Part of a data file:
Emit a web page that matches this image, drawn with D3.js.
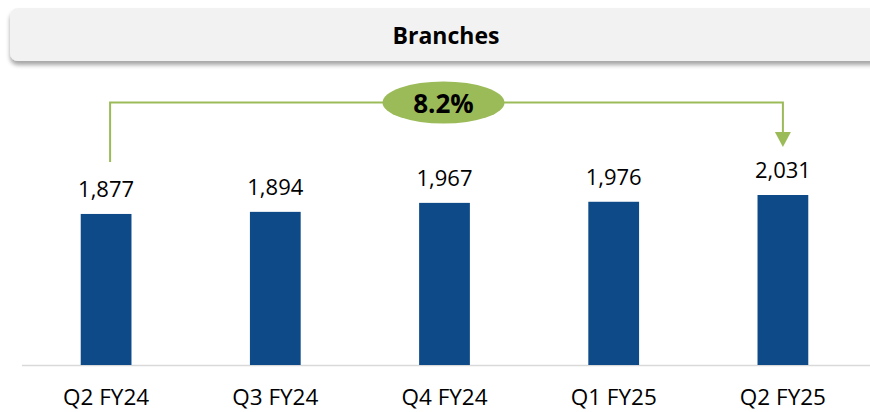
<!DOCTYPE html>
<html>
<head>
<meta charset="utf-8">
<script src="https://cdn.jsdelivr.net/npm/d3@7"></script>
<style>
  body { margin: 0; background: #fff; }
  text { font-family: "Open Sans", "Noto Sans", sans-serif; }
</style>
</head>
<body>
<div id="chart"></div>
<script>
// chart data
var title = "Branches";
var quarters = ["Q2 FY24", "Q3 FY24", "Q4 FY24", "Q1 FY25", "Q2 FY25"];
var branches = [1877, 1894, 1967, 1976, 2031];
var growthLabel = "8.2%";
var axisMin = 650; // value axis does not start at zero in the source

var width = 870, height = 412;
var baseY = 365;

var svg = d3.select("#chart").append("svg")
  .attr("width", width)
  .attr("height", height);

// shadow for the header strip
var defs = svg.append("defs");
var f = defs.append("filter").attr("id", "shadow")
  .attr("x", "-5%").attr("y", "-20%").attr("width", "110%").attr("height", "160%");
f.append("feDropShadow")
  .attr("dx", 0).attr("dy", 4).attr("stdDeviation", 2)
  .attr("flood-color", "#000").attr("flood-opacity", 0.35);

svg.append("rect")
  .attr("x", 10).attr("y", 8)
  .attr("width", 880).attr("height", 53)
  .attr("rx", 8)
  .attr("fill", "#f2f2f2")
  .attr("filter", "url(#shadow)");

svg.append("text")
  .attr("x", 446).attr("y", 44)
  .attr("text-anchor", "middle")
  .style("font-size", "23px")
  .style("font-weight", "bold")
  .attr("fill", "#000")
  .text(title);

// scales
var x = d3.scaleBand()
  .domain(quarters)
  .range([21.5, 867.5])
  .paddingInner(0.7)
  .paddingOuter(0.35);

var y = d3.scaleLinear()
  .domain([axisMin, 2031])
  .range([baseY, 195]);

// baseline
svg.append("line")
  .attr("x1", 22).attr("x2", width)
  .attr("y1", baseY + 0.5).attr("y2", baseY + 0.5)
  .attr("stroke", "#d9d9d9")
  .attr("stroke-width", 1.5);

// bars
svg.selectAll(".bar")
  .data(branches)
  .enter()
  .append("rect")
  .attr("class", "bar")
  .attr("x", function (d, i) { return x(quarters[i]); })
  .attr("y", function (d) { return y(d); })
  .attr("width", x.bandwidth())
  .attr("height", function (d) { return baseY - y(d); })
  .attr("fill", "#0d4a87");

// value labels
svg.selectAll(".val")
  .data(branches)
  .enter()
  .append("text")
  .attr("class", "val")
  .attr("x", function (d, i) { return x(quarters[i]) + x.bandwidth() / 2; })
  .attr("y", function (d) { return y(d) - 17; })
  .attr("text-anchor", "middle")
  .style("font-size", "22px")
  .attr("fill", "#000")
  .text(function (d) { return d3.format(",")(d); });

// category labels
svg.selectAll(".cat")
  .data(quarters)
  .enter()
  .append("text")
  .attr("class", "cat")
  .attr("x", function (d) { return x(d) + x.bandwidth() / 2; })
  .attr("y", 405)
  .attr("text-anchor", "middle")
  .style("font-size", "22.5px")
  .attr("fill", "#000")
  .text(function (d) { return d; });

// growth bracket from first to last quarter
var green = "#9bbb59";
var first = quarters[0], last = quarters[quarters.length - 1];
var lx = x(first) + x.bandwidth() / 2 + 4;
var rx = x(last) + x.bandwidth() / 2;
var topY = 102.5;
var leftBottom = y(branches[0]) - 52;
var tipY = y(branches[branches.length - 1]) - 48;

svg.append("path")
  .attr("d", d3.line()([[lx, leftBottom], [lx, topY], [rx, topY], [rx, tipY - 14]]))
  .attr("fill", "none")
  .attr("stroke", green)
  .attr("stroke-width", 2);

svg.append("path")
  .attr("d", d3.line()([[rx - 8, tipY - 15], [rx + 8, tipY - 15], [rx, tipY]]) + "Z")
  .attr("fill", green);

var mid = (x(quarters[2]) + x.bandwidth() / 2) - 1;
svg.append("ellipse")
  .attr("cx", mid).attr("cy", topY)
  .attr("rx", 61).attr("ry", 21)
  .attr("fill", green);

svg.append("text")
  .attr("x", mid).attr("y", topY + 10)
  .attr("text-anchor", "middle")
  .style("font-size", "26px")
  .style("font-weight", "bold")
  .attr("fill", "#000")
  .text(growthLabel);
</script>
</body>
</html>
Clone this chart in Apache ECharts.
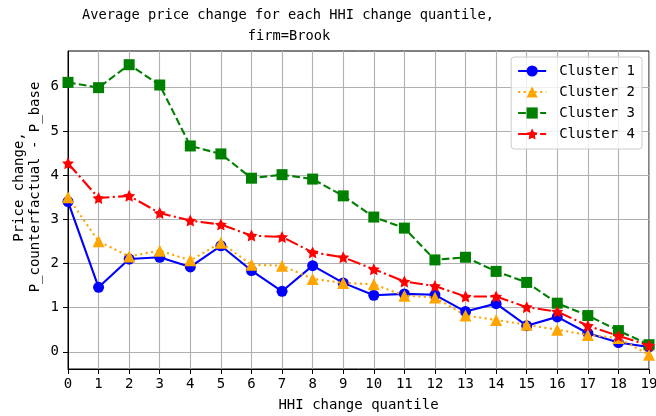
<!DOCTYPE html>
<html>
<head>
<meta charset="utf-8">
<script src="https://cdn.jsdelivr.net/npm/echarts@6/dist/echarts.min.js"></script>
<style>html,body{margin:0;padding:0;background:#fff}#c{width:656px;height:416px}</style>
</head>
<body>
<div id="c"></div>
<script>
const quantiles = [0,1,2,3,4,5,6,7,8,9,10,11,12,13,14,15,16,17,18,19];
const cluster1 = [3.40,1.46,2.10,2.14,1.92,2.40,1.84,1.37,1.95,1.56,1.28,1.31,1.29,0.91,1.09,0.59,0.79,0.42,0.21,0.11];
const cluster2 = [3.50,2.50,2.16,2.29,2.07,2.47,1.97,1.95,1.65,1.56,1.53,1.27,1.23,0.82,0.72,0.61,0.50,0.38,0.31,-0.07];
const cluster3 = [6.10,5.98,6.50,6.04,4.66,4.48,3.93,4.01,3.91,3.53,3.05,2.80,2.08,2.14,1.82,1.57,1.10,0.82,0.48,0.16];
const cluster4 = [4.27,3.48,3.53,3.14,2.97,2.88,2.63,2.60,2.25,2.14,1.87,1.59,1.49,1.25,1.25,1.01,0.91,0.59,0.36,0.14];
const yTicks = [0,1,2,3,4,5,6];
const seriesNames = ['Cluster 1','Cluster 2','Cluster 3','Cluster 4'];
const titleLines = ['Average price change for each HHI change quantile,','firm=Brook'];
const yNameLines = ['Price change,','P_counterfactual - P_base'];
const xName = 'HHI change quantile';

const FONT = '"DejaVu Sans Mono", monospace';
const pair = arr => quantiles.map((q,i)=>[q,arr[i]]);

const styles = [
  {color:'#0000ff', type:'solid', symbol:'circle', size:11},
  {color:'#ffa500', type:[2.1,3.4], symbol:'triangle', size:12},
  {color:'#008000', type:[7.7,3.3], symbol:'rect', size:11},
  {color:'#ff0000', type:[13.3,3.3,2.1,3.3], symbol:'path://M0,-10 L2.94,-4.05 L9.51,-3.09 L4.76,1.55 L5.88,8.09 L0,5 L-5.88,8.09 L-4.76,1.55 L-9.51,-3.09 L-2.94,-4.05 Z', size:12}
];
const datas = [cluster1, cluster2, cluster3, cluster4];

const chart = echarts.init(document.getElementById('c'), null, {renderer:'canvas'});
chart.setOption({
  animation:false,
  backgroundColor:'#fff',
  grid:{left:68, right:7, top:51, bottom:47, show:true, borderColor:'#000', borderWidth:1, backgroundColor:'transparent', containLabel:false, outerBoundsMode:'none'},
  graphic:[
    {type:'text', x:288, y:15, style:{text:titleLines[0], font:'13.7px '+FONT, fill:'#000', textAlign:'center', textVerticalAlign:'middle'}},
    {type:'text', x:289, y:36, style:{text:titleLines[1], font:'13.7px '+FONT, fill:'#000', textAlign:'center', textVerticalAlign:'middle'}},
    {type:'text', x:19, y:187, rotation:Math.PI/2, style:{text:yNameLines[0], font:'14px '+FONT, fill:'#000', textAlign:'center', textVerticalAlign:'middle'}},
    {type:'text', x:35, y:187, rotation:Math.PI/2, style:{text:yNameLines[1], font:'14px '+FONT, fill:'#000', textAlign:'center', textVerticalAlign:'middle'}}
  ],
  legend:{
    orient:'vertical', right:14, top:57,
    data:seriesNames,
    itemWidth:28, itemHeight:14, itemGap:7,
    padding:[7,7,8,6],
    borderColor:'#cccccc', borderWidth:1, borderRadius:3,
    backgroundColor:'rgba(255,255,255,0.8)',
    textStyle:{fontFamily:FONT, fontSize:14, color:'#000', padding:[0,0,0,8]}
  },
  xAxis:{
    type:'value', min:0, max:19, interval:1,
    name:xName, nameLocation:'middle', nameGap:29,
    nameTextStyle:{fontFamily:FONT, fontSize:14, color:'#000'},
    axisLine:{show:true, onZero:false, lineStyle:{color:'#000', width:1}},
    axisTick:{show:true, length:5, lineStyle:{color:'#000'}},
    axisLabel:{fontFamily:FONT, fontSize:14, color:'#000', margin:8, hideOverlap:false},
    splitLine:{show:true, lineStyle:{color:'#b0b0b0', width:1.1}}
  },
  yAxis:{
    type:'value', min:-0.39, max:6.81,
    axisLine:{show:true, onZero:false, lineStyle:{color:'#000', width:1}},
    axisTick:{show:true, length:5, lineStyle:{color:'#000'}, customValues:yTicks},
    axisLabel:{fontFamily:FONT, fontSize:14, color:'#000', margin:9, customValues:yTicks},
    splitLine:{show:true, lineStyle:{color:'#b0b0b0', width:1.1}}
  },
  series: datas.map((d,i)=>({
    name:seriesNames[i], type:'line', data:pair(d),
    symbol:styles[i].symbol, symbolSize:styles[i].size,
    showAllSymbol:true,
    lineStyle:{color:styles[i].color, width:2.1, type:styles[i].type},
    itemStyle:{color:styles[i].color, borderWidth:0},
    z:2+i,
    clip:false
  }))
});
</script>
</body>
</html>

THE EXERCISE: Transcribe, exactly as written, the lines starting at the one with "Clone this chart in Apache ECharts." and ending at the one with "const datas = [cluster1, cluster2, cluster3, cluster4];", and nothing more. Pictures are not part of the copy.

SOLUTION FOR THIS PROBLEM:
Clone this chart in Apache ECharts.
<!DOCTYPE html>
<html>
<head>
<meta charset="utf-8">
<script src="https://cdn.jsdelivr.net/npm/echarts@6/dist/echarts.min.js"></script>
<style>html,body{margin:0;padding:0;background:#fff}#c{width:656px;height:416px}</style>
</head>
<body>
<div id="c"></div>
<script>
const quantiles = [0,1,2,3,4,5,6,7,8,9,10,11,12,13,14,15,16,17,18,19];
const cluster1 = [3.40,1.46,2.10,2.14,1.92,2.40,1.84,1.37,1.95,1.56,1.28,1.31,1.29,0.91,1.09,0.59,0.79,0.42,0.21,0.11];
const cluster2 = [3.50,2.50,2.16,2.29,2.07,2.47,1.97,1.95,1.65,1.56,1.53,1.27,1.23,0.82,0.72,0.61,0.50,0.38,0.31,-0.07];
const cluster3 = [6.10,5.98,6.50,6.04,4.66,4.48,3.93,4.01,3.91,3.53,3.05,2.80,2.08,2.14,1.82,1.57,1.10,0.82,0.48,0.16];
const cluster4 = [4.27,3.48,3.53,3.14,2.97,2.88,2.63,2.60,2.25,2.14,1.87,1.59,1.49,1.25,1.25,1.01,0.91,0.59,0.36,0.14];
const yTicks = [0,1,2,3,4,5,6];
const seriesNames = ['Cluster 1','Cluster 2','Cluster 3','Cluster 4'];
const titleLines = ['Average price change for each HHI change quantile,','firm=Brook'];
const yNameLines = ['Price change,','P_counterfactual - P_base'];
const xName = 'HHI change quantile';

const FONT = '"DejaVu Sans Mono", monospace';
const pair = arr => quantiles.map((q,i)=>[q,arr[i]]);

const styles = [
  {color:'#0000ff', type:'solid', symbol:'circle', size:11},
  {color:'#ffa500', type:[2.1,3.4], symbol:'triangle', size:12},
  {color:'#008000', type:[7.7,3.3], symbol:'rect', size:11},
  {color:'#ff0000', type:[13.3,3.3,2.1,3.3], symbol:'path://M0,-10 L2.94,-4.05 L9.51,-3.09 L4.76,1.55 L5.88,8.09 L0,5 L-5.88,8.09 L-4.76,1.55 L-9.51,-3.09 L-2.94,-4.05 Z', size:12}
];
const datas = [cluster1, cluster2, cluster3, cluster4];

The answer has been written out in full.